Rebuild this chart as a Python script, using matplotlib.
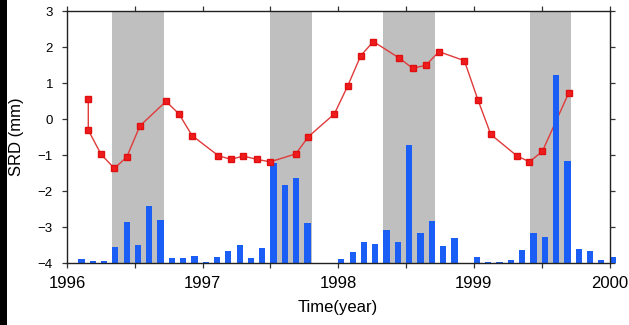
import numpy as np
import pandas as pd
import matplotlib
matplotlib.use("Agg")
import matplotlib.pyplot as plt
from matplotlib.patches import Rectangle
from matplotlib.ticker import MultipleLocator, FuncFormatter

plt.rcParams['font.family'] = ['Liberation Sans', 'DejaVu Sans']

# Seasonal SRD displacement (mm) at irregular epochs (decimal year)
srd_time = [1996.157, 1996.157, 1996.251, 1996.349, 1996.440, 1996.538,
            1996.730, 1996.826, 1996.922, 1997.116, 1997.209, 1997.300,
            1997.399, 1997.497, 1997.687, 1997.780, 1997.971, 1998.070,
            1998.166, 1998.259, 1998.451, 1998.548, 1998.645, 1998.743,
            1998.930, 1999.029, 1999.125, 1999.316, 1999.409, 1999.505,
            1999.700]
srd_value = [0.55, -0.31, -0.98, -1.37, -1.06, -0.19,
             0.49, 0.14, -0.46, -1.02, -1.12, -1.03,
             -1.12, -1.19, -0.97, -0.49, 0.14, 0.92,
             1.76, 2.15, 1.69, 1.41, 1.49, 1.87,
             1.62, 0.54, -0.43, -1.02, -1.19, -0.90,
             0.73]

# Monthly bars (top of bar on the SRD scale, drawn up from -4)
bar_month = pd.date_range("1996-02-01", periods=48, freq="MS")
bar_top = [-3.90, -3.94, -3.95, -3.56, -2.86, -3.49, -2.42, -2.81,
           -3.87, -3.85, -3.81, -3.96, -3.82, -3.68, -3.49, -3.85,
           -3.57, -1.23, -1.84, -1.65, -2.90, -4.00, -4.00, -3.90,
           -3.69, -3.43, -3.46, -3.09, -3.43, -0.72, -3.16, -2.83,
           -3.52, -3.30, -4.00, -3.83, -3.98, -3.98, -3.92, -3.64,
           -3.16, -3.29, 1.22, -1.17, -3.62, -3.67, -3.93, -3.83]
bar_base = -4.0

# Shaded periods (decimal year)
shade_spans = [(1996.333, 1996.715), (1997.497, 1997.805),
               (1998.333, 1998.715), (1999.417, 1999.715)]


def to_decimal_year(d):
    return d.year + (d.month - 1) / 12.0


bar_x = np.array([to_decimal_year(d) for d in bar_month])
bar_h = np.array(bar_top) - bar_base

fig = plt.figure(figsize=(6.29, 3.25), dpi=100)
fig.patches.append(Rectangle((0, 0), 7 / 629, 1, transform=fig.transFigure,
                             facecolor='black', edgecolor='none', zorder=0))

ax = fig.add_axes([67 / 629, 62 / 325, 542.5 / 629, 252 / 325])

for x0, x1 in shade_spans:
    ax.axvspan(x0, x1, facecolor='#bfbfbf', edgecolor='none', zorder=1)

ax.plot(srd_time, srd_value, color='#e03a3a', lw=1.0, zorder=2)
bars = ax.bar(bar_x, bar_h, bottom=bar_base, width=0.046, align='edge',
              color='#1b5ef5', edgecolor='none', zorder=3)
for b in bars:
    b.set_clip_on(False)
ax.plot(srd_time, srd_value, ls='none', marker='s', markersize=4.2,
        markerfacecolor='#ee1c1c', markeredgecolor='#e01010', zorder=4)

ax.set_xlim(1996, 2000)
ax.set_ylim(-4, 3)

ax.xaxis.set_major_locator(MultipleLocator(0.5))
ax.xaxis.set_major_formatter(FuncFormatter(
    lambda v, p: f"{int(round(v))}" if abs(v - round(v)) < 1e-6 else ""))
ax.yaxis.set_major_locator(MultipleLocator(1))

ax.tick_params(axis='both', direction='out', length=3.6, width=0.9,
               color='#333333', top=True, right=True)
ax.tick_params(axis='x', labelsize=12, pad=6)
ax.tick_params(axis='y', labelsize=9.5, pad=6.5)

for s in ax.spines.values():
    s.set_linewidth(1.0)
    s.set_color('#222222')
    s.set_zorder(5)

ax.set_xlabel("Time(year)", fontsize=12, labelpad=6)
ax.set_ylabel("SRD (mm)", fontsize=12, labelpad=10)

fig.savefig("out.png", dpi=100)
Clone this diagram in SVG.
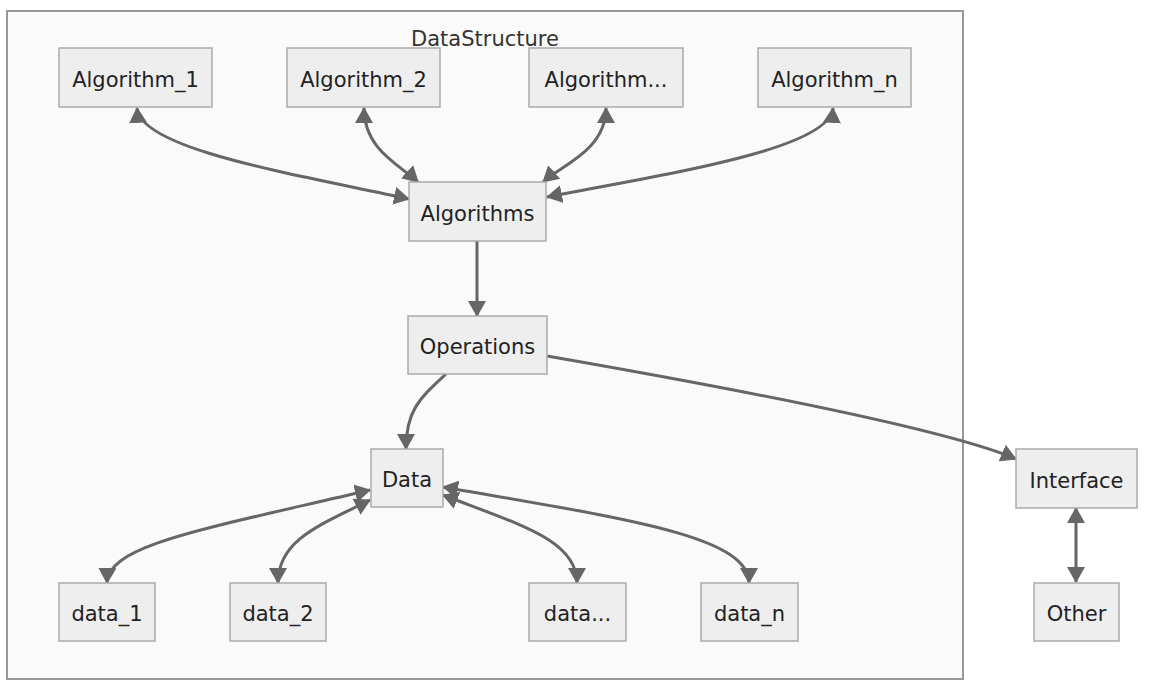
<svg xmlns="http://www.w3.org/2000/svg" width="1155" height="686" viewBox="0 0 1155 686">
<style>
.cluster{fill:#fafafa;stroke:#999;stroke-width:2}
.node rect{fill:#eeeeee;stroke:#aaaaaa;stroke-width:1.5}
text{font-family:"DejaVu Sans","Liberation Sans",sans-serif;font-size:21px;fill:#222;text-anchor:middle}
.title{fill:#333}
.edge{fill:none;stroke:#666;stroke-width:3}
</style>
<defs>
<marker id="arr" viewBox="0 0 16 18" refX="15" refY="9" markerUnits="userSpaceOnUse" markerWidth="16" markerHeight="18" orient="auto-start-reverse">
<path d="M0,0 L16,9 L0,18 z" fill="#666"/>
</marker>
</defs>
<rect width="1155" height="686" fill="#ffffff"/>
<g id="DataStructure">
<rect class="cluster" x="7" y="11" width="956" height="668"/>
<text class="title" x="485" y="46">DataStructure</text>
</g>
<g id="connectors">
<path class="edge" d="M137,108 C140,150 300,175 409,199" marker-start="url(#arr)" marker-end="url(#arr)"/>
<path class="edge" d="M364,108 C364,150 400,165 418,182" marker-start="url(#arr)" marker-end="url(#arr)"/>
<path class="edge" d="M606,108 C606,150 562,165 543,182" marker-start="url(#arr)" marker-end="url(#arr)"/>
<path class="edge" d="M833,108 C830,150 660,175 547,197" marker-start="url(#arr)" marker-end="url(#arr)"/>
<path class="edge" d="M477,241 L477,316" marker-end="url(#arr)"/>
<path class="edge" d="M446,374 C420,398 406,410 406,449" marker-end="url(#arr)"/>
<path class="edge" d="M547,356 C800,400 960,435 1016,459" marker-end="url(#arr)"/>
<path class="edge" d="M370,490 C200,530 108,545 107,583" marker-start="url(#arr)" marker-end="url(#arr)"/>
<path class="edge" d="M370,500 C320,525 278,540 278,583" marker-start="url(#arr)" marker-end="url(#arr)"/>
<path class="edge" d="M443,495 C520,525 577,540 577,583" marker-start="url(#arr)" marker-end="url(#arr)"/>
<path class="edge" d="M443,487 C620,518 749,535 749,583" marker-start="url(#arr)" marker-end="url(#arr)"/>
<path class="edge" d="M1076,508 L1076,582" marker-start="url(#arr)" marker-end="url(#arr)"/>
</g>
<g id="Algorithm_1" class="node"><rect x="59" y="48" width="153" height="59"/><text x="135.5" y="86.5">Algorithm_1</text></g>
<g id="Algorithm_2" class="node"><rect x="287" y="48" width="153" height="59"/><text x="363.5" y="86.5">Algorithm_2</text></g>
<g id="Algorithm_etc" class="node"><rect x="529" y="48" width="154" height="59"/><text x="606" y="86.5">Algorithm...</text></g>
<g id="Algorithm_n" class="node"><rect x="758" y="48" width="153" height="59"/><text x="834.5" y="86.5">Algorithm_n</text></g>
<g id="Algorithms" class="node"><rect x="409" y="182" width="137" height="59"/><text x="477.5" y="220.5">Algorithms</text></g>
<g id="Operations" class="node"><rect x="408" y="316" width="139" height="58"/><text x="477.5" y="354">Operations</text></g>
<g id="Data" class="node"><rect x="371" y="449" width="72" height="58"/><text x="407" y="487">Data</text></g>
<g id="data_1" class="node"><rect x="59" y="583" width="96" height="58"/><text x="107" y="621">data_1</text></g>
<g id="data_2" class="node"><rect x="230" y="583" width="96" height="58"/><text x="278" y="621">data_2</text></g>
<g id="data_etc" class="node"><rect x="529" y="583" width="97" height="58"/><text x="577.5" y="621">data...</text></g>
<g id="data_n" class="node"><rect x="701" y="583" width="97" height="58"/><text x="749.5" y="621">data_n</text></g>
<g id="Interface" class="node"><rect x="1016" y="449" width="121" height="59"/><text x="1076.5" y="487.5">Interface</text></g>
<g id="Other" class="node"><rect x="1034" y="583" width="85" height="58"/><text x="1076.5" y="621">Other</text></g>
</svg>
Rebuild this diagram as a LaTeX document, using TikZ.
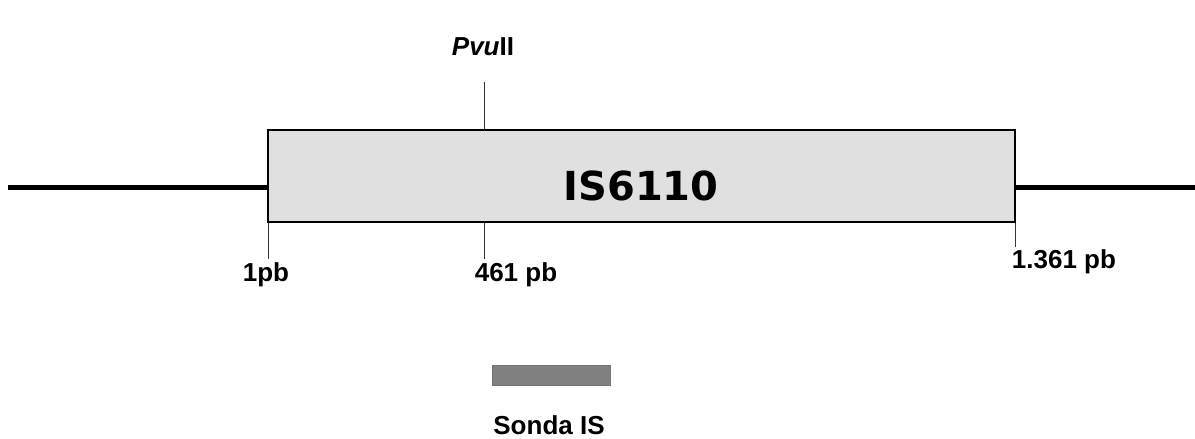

******************************

Begin at the first line of the records and please reproduce every line exactly through the one containing "plt.rcParams['font.family'] = ['Liberation", leaving all pictures out.

Rebuild this chart as a Python script, using matplotlib.
import numpy as np
import pandas as pd
import matplotlib
matplotlib.use("Agg")
import matplotlib.pyplot as plt
from matplotlib.patches import Rectangle
from matplotlib.ticker import MultipleLocator, FuncFormatter

plt.rcParams['font.family'] = ['Liberation Sans', 'DejaVu Sans']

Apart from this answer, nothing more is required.